If he carries on brushing off not only the Europeans but also the rising chorus of other voices calling for a ceasefire, then might the international momentum shift even further towards calling for an immediate, authoritative, UN-led peace conference to hammer out the details of a permanent Israeli-Palestinian peace agreement, as I hope it does?
Notable, too..,Breaking news here… that this time around Condi Rice has apparently come to the conclusion that she can’t hold out against the worldwide momentum for an immediate ceasefire, and this evening she joined the representatives of the other three “Quartet” powers in calling for “”an immediate ceasefire that would be fully respected”.
Hurray!
Now let’s see how the UN, the EU, Russia, and the US can work together to being that about… Immediately!
… But meantime, let’s be clear in all this. Olmert can end this war any time he wants. But if he wants to end it in a way that results in an assured end to the firing of rockets into southern Israel, then he is going to have to get into a negotiation that also includes Hamas.
The Olmert government and its friends in Washington can rant on all they want about “terrorism.” But their invocation of the discourse of (anti-)terrorism rings horribly hollow to a world public now seeing the face of the humanitarian disaster and mass killings, including of civilians, that the people of Gaza are now suffering.
They ranted on about “terrorism” in the case of the war against Lebanon in 2006, too. But that did not prevent them, at the end of the day, from engaging in negotiations that also, indirectly, involved Hizbullah. And those negotiations “worked”, from, Israel’s perspective, in bringing about the end of Hizbullah rocketings of northern Israel, and the return of the remains of the lost POWs.
They also worked for the Lebanese, by allowing a restoration of calm that allowed them to bury their hundreds of civilian dead and start, slowly, to rebuild their shattered towns and villages.

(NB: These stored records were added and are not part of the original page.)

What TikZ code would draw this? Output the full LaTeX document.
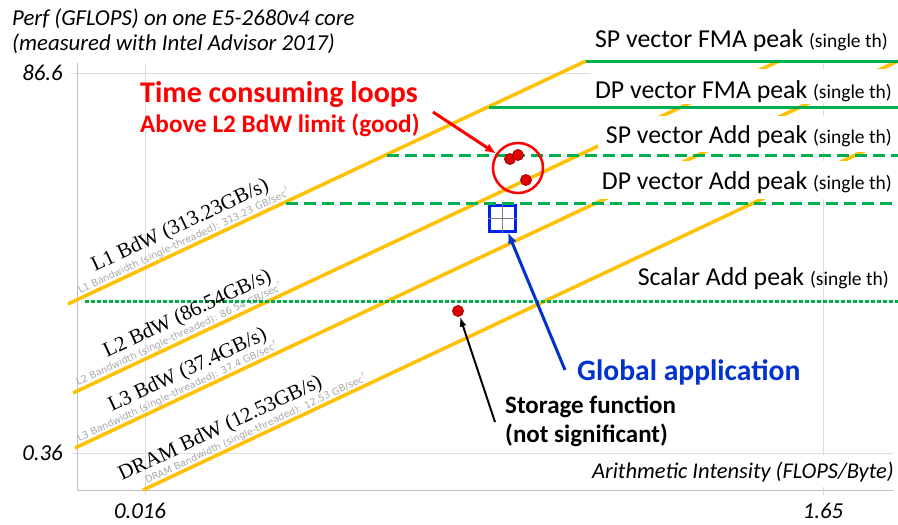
\documentclass[tikz,border=0pt]{standalone}
\usepackage{fontspec}
\setmainfont{Carlito}
\newfontfamily\serifL{Liberation Serif}
\newfontfamily\smallsans{DejaVu Sans}
\usetikzlibrary{arrows.meta}
\definecolor{roofor}{HTML}{FFC000}
\definecolor{roofgr}{HTML}{00B050}
\definecolor{gridc}{HTML}{DDDDDD}
\definecolor{axisc}{HTML}{C0C0C0}
\definecolor{bwgray}{HTML}{A8A8A8}
\definecolor{appblue}{HTML}{0033CC}
\definecolor{sqblue}{HTML}{0022EE}
\definecolor{dotred}{HTML}{E00000}
\definecolor{hotred}{HTML}{FF0000}
\begin{document}
\begin{tikzpicture}[x=1pt,y=-1pt,
  bwline/.style={roofor, line width=3.5pt},
  ceilsolid/.style={roofgr, line width=3pt},
  ceildash/.style={roofgr, line width=3pt, dash pattern=on 12pt off 6pt},
  ceildot/.style={roofgr, line width=3pt, dash pattern=on 3.5pt off 2.5pt},
  gridl/.style={gridc, line width=0.8pt},
  axisl/.style={axisc, line width=1pt},
  bwlabel/.style={rotate=25.2, anchor=base west, inner sep=0pt, font=\serifL\fontsize{21}{25}\selectfont},
  bwsub/.style={rotate=25.2, anchor=base west, inner sep=0pt, text=bwgray, font=\smallsans\fontsize{9.6}{11}\selectfont},
  peaklabel/.style={anchor=base east, inner sep=0pt, font=\fontsize{25.8}{30}\selectfont},
  axlabel/.style={inner sep=0pt, font=\itshape\fontsize{22.8}{27}\selectfont},
  dotpt/.style={circle, fill=dotred, draw=red!60!black, line width=0.8pt, minimum size=11pt, inner sep=0pt},
  callout/.style={inner sep=0pt, anchor=base west, font=\bfseries\fontsize{25}{30}\selectfont}
]
\useasboundingbox (0,0) rectangle (898,525);
\fill[white] (0,0) rectangle (898,525);

% grid and axes
\draw[gridl] (145,63) -- (145,495);
\draw[gridl] (823,63) -- (823,495);
\draw[gridl] (71,73) -- (898,73);
\draw[gridl] (71,453) -- (893,453);
\draw[axisl] (77,63) -- (77,490) -- (893,490);

% small grey bandwidth captions
\node[bwsub] (s1) at (80,294) {L1 Bandwidth (single-threaded): 313.23 GB/sec\raisebox{5pt}{\fontsize{6}{7}\selectfont ?}};
\node[bwsub] (s2) at (78,386) {L2 Bandwidth (single-threaded): 86.54 GB/sec\raisebox{5pt}{\fontsize{6}{7}\selectfont ?}};
\node[bwsub] (s3) at (79,442) {L3 Bandwidth (single-threaded): 37.4 GB/sec\raisebox{5pt}{\fontsize{6}{7}\selectfont ?}};
\node[bwsub] (s4) at (147,484) {DRAM Bandwidth (single-threaded): 12.53 GB/sec\raisebox{5pt}{\fontsize{6}{7}\selectfont ?}};

% bandwidth roofs
\draw[bwline] (68,304) -- (586,61);
\draw[bwline] (73,393) -- (779,61);
\draw[bwline] (75,448) -- (898,61);
\draw[bwline] (143,490) -- (898,135);

% white label backgrounds
\fill[white] (591,69) rectangle (898,104);
\fill[white] (598,116) rectangle (898,152);
\fill[white] (601,161) rectangle (898,199);
\fill[white] (583,455) rectangle (898,487);

% peak labels
\node[peaklabel] (pk1) at (888,47) {SP vector FMA peak {\fontsize{19.5}{22}\selectfont (single th)}};
\node[peaklabel] (pk2) at (892,98) {DP vector FMA peak {\fontsize{19.5}{22}\selectfont (single th)}};
\node[peaklabel] (pk3) at (892,143) {SP vector Add peak {\fontsize{19.5}{22}\selectfont (single th)}};
\node[peaklabel] (pk4) at (892,189) {DP vector Add peak {\fontsize{19.5}{22}\selectfont (single th)}};
\node[peaklabel] (pk5) at (889,285) {Scalar Add peak {\fontsize{19.5}{22}\selectfont (single th)}};

% global application square
\node[draw=sqblue, line width=3pt, minimum size=26pt, inner sep=0pt] (glob) at (502,218) {};
\draw[gray, line width=0.8pt] (glob.north) -- (glob.south);
\draw[gray, line width=0.8pt] (glob.west) -- (glob.east);

% compute roofs
\draw[ceilsolid] (586,61) -- (898,61);
\draw[ceilsolid] (489,107) -- (898,107);
\draw[ceildash] (387,155) -- (898,155);
\draw[ceildash] (286,203) -- (898,203);
\draw[ceildot] (85,301) -- (898,301);

% bandwidth labels
\node[bwlabel] (b1) at (95,272) {L1 BdW (313.23GB/s)};
\node[bwlabel] (b2) at (107,358) {L2 BdW (86.54GB/s)};
\node[bwlabel] (b3) at (112,412) {L3 BdW (37.4GB/s)};
\node[bwlabel] (b4) at (122,481) {DRAM BdW (12.53GB/s)};

% axis texts
\node[axlabel, anchor=base west] (t1) at (12,25) {Perf (GFLOPS) on one E5-2680v4 core};
\node[axlabel, anchor=base west] (t2) at (12,50) {(measured with Intel Advisor 2017)};
\node[axlabel, anchor=base east] (y1) at (63,80) {86.6};
\node[axlabel, anchor=base east] (y2) at (63,460) {0.36};
\node[axlabel, anchor=base] (x1) at (140,518) {0.016};
\node[axlabel, anchor=base] (x2) at (823,518) {1.65};
\node[inner sep=0pt, anchor=base east, font=\itshape\fontsize{22.5}{26}\selectfont] (xl) at (894,478) {Arithmetic Intensity (FLOPS/Byte)};

% loops
\node[dotpt] (d1) at (510,159) {};
\node[dotpt] (d2) at (518,155) {};
\node[dotpt] (d3) at (526,180) {};
\node[dotpt] (d4) at (458,311) {};
\node[circle, draw=hotred, line width=2.5pt, minimum size=50pt, inner sep=0pt] (hot) at (518,168) {};

% callouts
\node[callout, text=hotred, font=\bfseries\fontsize{30}{35}\selectfont] (c1) at (140,102) {Time consuming loops};
\node[callout, text=hotred, font=\bfseries\fontsize{25.2}{30}\selectfont] (c2) at (140,132) {Above L2 BdW limit (good)};
\coordinate (c2a) at (433,112);
\draw[hotred, line width=3pt, -{Latex[length=11pt,width=9pt]}] (c2a) -- (hot);

\node[callout, text=appblue, font=\bfseries\fontsize{29.6}{35}\selectfont] (ga) at (577,380) {Global application};
\coordinate (gaa) at (565,370);
\draw[appblue, line width=3pt, -{Latex[length=11pt,width=9pt]}] (gaa) -- (glob);

\node[callout] (sf1) at (505,413) {Storage function};
\node[callout] (sf2) at (505,442) {(not significant)};
\coordinate (sfa) at (495,422);
\draw[black, line width=2pt, -{Latex[length=10pt,width=7pt]}] (sfa) -- (d4);
\end{tikzpicture}
\end{document}
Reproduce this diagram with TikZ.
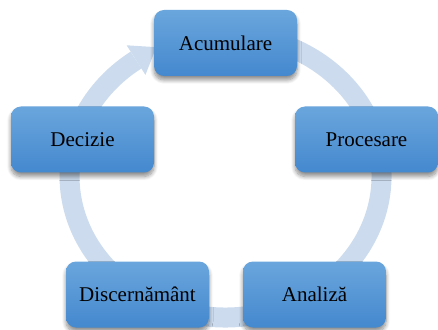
\documentclass[tikz,border=0pt]{standalone}
\usepackage{fontspec}
\setmainfont{Liberation Serif}
\usetikzlibrary{shadows.blur,calc}
\definecolor{ringblue}{RGB}{204,220,238}
\definecolor{boxtop}{RGB}{106,166,221}
\definecolor{boxbot}{RGB}{68,136,206}
\begin{document}
\begin{tikzpicture}[x=1pt,y=1pt,
  stagebox/.style={rounded corners=10pt, minimum width=143pt, minimum height=66pt,
    top color=boxtop, bottom color=boxbot, draw=none,
    font=\fontsize{21}{25}\selectfont, text=black,
    blur shadow={shadow xshift=0pt, shadow yshift=-4pt, shadow blur radius=4pt, shadow opacity=45, shadow blur steps=8}},
  ring/.style={draw=ringblue, line width=20pt}]
\useasboundingbox (0,0) rectangle (438,329);
\coordinate (c) at (225.5,153);
% ring
\draw[ring] ($(c)+(100:156 and 141.5)$) arc[start angle=100, end angle=-235, x radius=156, y radius=141.5];
\coordinate (hb) at ($(c)+(125:156 and 141.5)$);
\coordinate (h1) at ($(hb)+(-9.4,14.8)$);
\coordinate (h2) at ($(hb)+(9.4,-14.8)$);
\coordinate (tip) at ($(hb)+(20.3,12.9)$);
\fill[ringblue] (h1) -- (tip) -- (h2) -- cycle;
% boxes
\node[stagebox] (acc) at (225.5,286) {Acumulare};
\node[stagebox] (proc) at (366.5,189.5) {Procesare};
\node[stagebox] (anal) at (314.5,34.5) {Analiză};
\node[stagebox] (disc) at (137.5,34.5) {Discernământ};
\node[stagebox] (dec) at (82.5,189.5) {Decizie};
\end{tikzpicture}
\end{document}
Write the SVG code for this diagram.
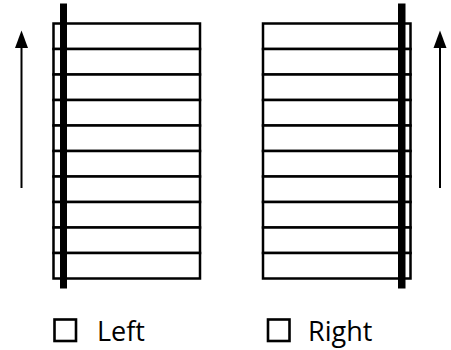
<svg xmlns="http://www.w3.org/2000/svg" width="451" height="350" viewBox="0 0 451 350">
<style>
.row{fill:#fff;stroke:#000;stroke-width:2.5}
.bar{fill:#000}
.arr{stroke:#000;stroke-width:2;fill:none}
.box{fill:none;stroke:#000;stroke-width:2.6}
.lbl{font-family:"Open Sans","Noto Sans","DejaVu Sans",sans-serif;font-size:27px;fill:#000}
</style>
<g id="left-panel">
<rect class="row" x="53.5" y="23.5" width="146.5" height="25.5"/>
<rect class="row" x="53.5" y="49" width="146.5" height="25.5"/>
<rect class="row" x="53.5" y="74.5" width="146.5" height="25.5"/>
<rect class="row" x="53.5" y="100" width="146.5" height="25.5"/>
<rect class="row" x="53.5" y="125.5" width="146.5" height="25.5"/>
<rect class="row" x="53.5" y="151" width="146.5" height="25.5"/>
<rect class="row" x="53.5" y="176.5" width="146.5" height="25.5"/>
<rect class="row" x="53.5" y="202" width="146.5" height="25.5"/>
<rect class="row" x="53.5" y="227.5" width="146.5" height="25.5"/>
<rect class="row" x="53.5" y="253" width="146.5" height="25.5"/>
<rect class="bar" x="60" y="3.5" width="7" height="285"/>
</g>
<g id="right-panel">
<rect class="row" x="263" y="23.5" width="147.5" height="25.5"/>
<rect class="row" x="263" y="49" width="147.5" height="25.5"/>
<rect class="row" x="263" y="74.5" width="147.5" height="25.5"/>
<rect class="row" x="263" y="100" width="147.5" height="25.5"/>
<rect class="row" x="263" y="125.5" width="147.5" height="25.5"/>
<rect class="row" x="263" y="151" width="147.5" height="25.5"/>
<rect class="row" x="263" y="176.5" width="147.5" height="25.5"/>
<rect class="row" x="263" y="202" width="147.5" height="25.5"/>
<rect class="row" x="263" y="227.5" width="147.5" height="25.5"/>
<rect class="row" x="263" y="253" width="147.5" height="25.5"/>
<rect class="bar" x="398" y="3.5" width="7.5" height="285"/>
</g>
<g id="connectors">
<line class="arr" x1="21.5" y1="188" x2="21.5" y2="46"/>
<path d="M21.5,30.5 L15,48 L28,48 Z" fill="#000"/>
<line class="arr" x1="440" y1="188" x2="440" y2="46"/>
<path d="M440,30.5 L433.5,48 L446.5,48 Z" fill="#000"/>
</g>
<g id="legend-left">
<rect class="box" x="54.5" y="319.5" width="21.5" height="21.5"/>
<text class="lbl" x="97" y="341">Left</text>
</g>
<g id="legend-right">
<rect class="box" x="268" y="319.5" width="21.5" height="21.5"/>
<text class="lbl" x="308" y="341">Right</text>
</g>
</svg>
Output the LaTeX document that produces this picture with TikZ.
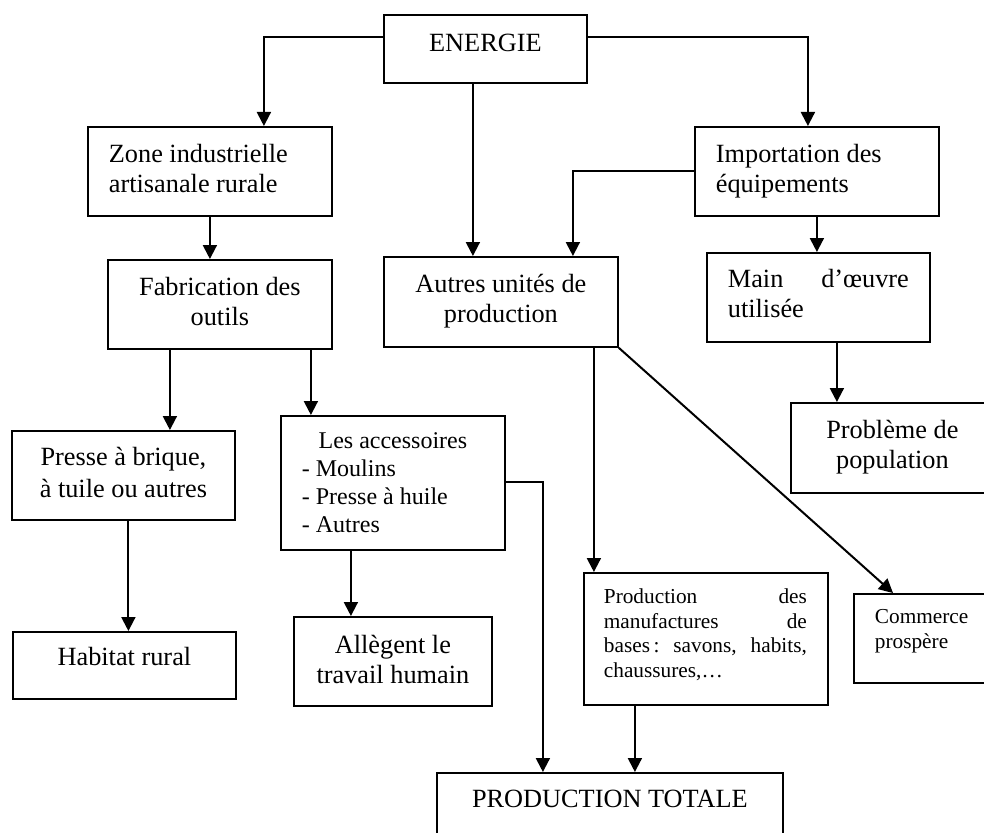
\documentclass[tikz,border=0pt]{standalone}
\usepackage{fontspec}
\setmainfont{Liberation Serif}
\usetikzlibrary{arrows.meta}
\newcommand\bxtext[5]{\parbox[c][#2][t]{#1}{#3\rule{0pt}{#4}#5}}
\tikzset{
  bx/.style={draw, line width=1.8pt, inner sep=0pt, anchor=north west,
             font=\fontsize{26.3}{30}\selectfont},
  smallbx/.style={bx, font=\fontsize{21.3}{24.5}\selectfont},
  midbx/.style={bx, font=\fontsize{24}{27.7}\selectfont},
  arr/.style={line width=2pt, -{Triangle[length=14pt,width=14pt]}}
}
\begin{document}
\begin{tikzpicture}[x=1pt,y=-1pt]
\useasboundingbox (0,0) rectangle (984,832);
\clip (0,0) rectangle (984,832);

% boxes
\node[bx] (energie) at (383,14) {\bxtext{203pt}{68pt}{\centering}{37pt}{ENERGIE}};
\node[bx] (zone) at (87,126) {\bxtext{244pt}{89pt}{\raggedright\leftskip=21pt}{36pt}{Zone industrielle\\artisanale rurale}};
\node[bx] (imp) at (694,126) {\bxtext{244pt}{89pt}{\raggedright\leftskip=21pt}{36pt}{Importation des\\équipements}};
\node[bx] (fab) at (107,259) {\bxtext{224pt}{89pt}{\centering}{36pt}{Fabrication des\\outils}};
\node[bx] (autres) at (383,256) {\bxtext{234pt}{90pt}{\centering}{36pt}{Autres unités de\\production}};
\node[bx] (main) at (706,252) {\bxtext{223pt}{89pt}{\leftskip=21pt\rightskip=21pt}{35pt}{Main\hfill d’œuvre\\utilisée}};
\node[bx] (presse) at (11,430) {\bxtext{223pt}{89pt}{\centering}{35pt}{Presse à brique,\\[2pt]à tuile ou autres}};
\node[bx] (habitat) at (12,631) {\bxtext{223pt}{67pt}{\centering}{34pt}{Habitat rural}};
\node[midbx] (acc) at (280,415) {\parbox[c][134pt][t]{224pt}{{\centering\rule{0pt}{33pt}Les accessoires\par}\raggedright\leftskip=21pt - Moulins\\- Presse à huile\\- Autres}};
\node[bx] (allegent) at (293,616) {\bxtext{198pt}{89pt}{\centering}{37pt}{Allègent le\\travail humain}};
\node[bx] (prob) at (790,402) {\bxtext{203pt}{90pt}{\centering}{36pt}{Problème de\\population}};
\node[smallbx] (manuf) at (583,572) {\bxtext{244pt}{132pt}{\leftskip=20pt\rightskip=21pt}{31pt}{Production\hfill des\\manufactures\hfill de\\bases\,:\hfill savons,\hfill habits,\\chaussures,…}};
\node[smallbx] (comm) at (853,593) {\bxtext{140pt}{89pt}{\raggedright\leftskip=21pt}{30pt}{Commerce\\prospère}};
\node[bx] (prod) at (436,772) {\bxtext{346pt}{80pt}{\centering}{35pt}{PRODUCTION TOTALE}};

% connectors
\draw[arr] ([yshift=-23pt]energie.north west) -| ([xshift=54pt]zone.north);
\draw[arr] ([xshift=-12.5pt]energie.south) -- ([xshift=-28pt]autres.north);
\draw[arr] ([yshift=-23pt]energie.north east) -| ([xshift=-9pt]imp.north);
\draw[arr] (zone.south) -- (zone.south |- fab.north);
\draw[arr] (imp.west) -| ([xshift=72pt]autres.north);
\draw[arr] (imp.south) -- (imp.south |- main.north);
\draw[arr] ([xshift=18.5pt]main.south) -- ([xshift=18.5pt]main.south |- prob.north);
\draw[arr] ([xshift=-50pt]fab.south) -- ([xshift=-50pt]fab.south |- presse.north);
\draw[arr] ([xshift=91pt]fab.south) -- ([xshift=91pt]fab.south |- acc.north);
\draw[arr] ([xshift=5pt]presse.south) -- ([xshift=5pt]presse.south |- habitat.north);
\draw[arr] ([xshift=-42pt]acc.south) -- ([xshift=-42pt]acc.south |- allegent.north);
\draw[arr] ([yshift=-67pt]acc.north east) -| ([xshift=-67pt]prod.north);
\draw[arr] ([xshift=93pt]autres.south) -- ([xshift=93pt]autres.south |- manuf.north);
\draw[arr] (autres.south east) -- ([xshift=40pt]comm.north west);
\draw[arr] ([xshift=-71pt]manuf.south) -- ([xshift=-71pt]manuf.south |- prod.north);
\end{tikzpicture}
\end{document}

This time, too, negotiations that involve Hamas can “work” for Israel, by bringing about an end to rocketing and the return of Gilad Shalit (who apparently was among those injured in the recent bombing.)
But let’s take this idea of a simple “ceasefire” between Israel and Hamas very much further. Let’s give it some real political strengthening, as the latest EU moves suggest. Indeed, let’s see it as a speedy segue into the final, durable Israeli-Palestinian peace agreement that those two peoples, all their neighbors, and the rest of the world all so sorely need.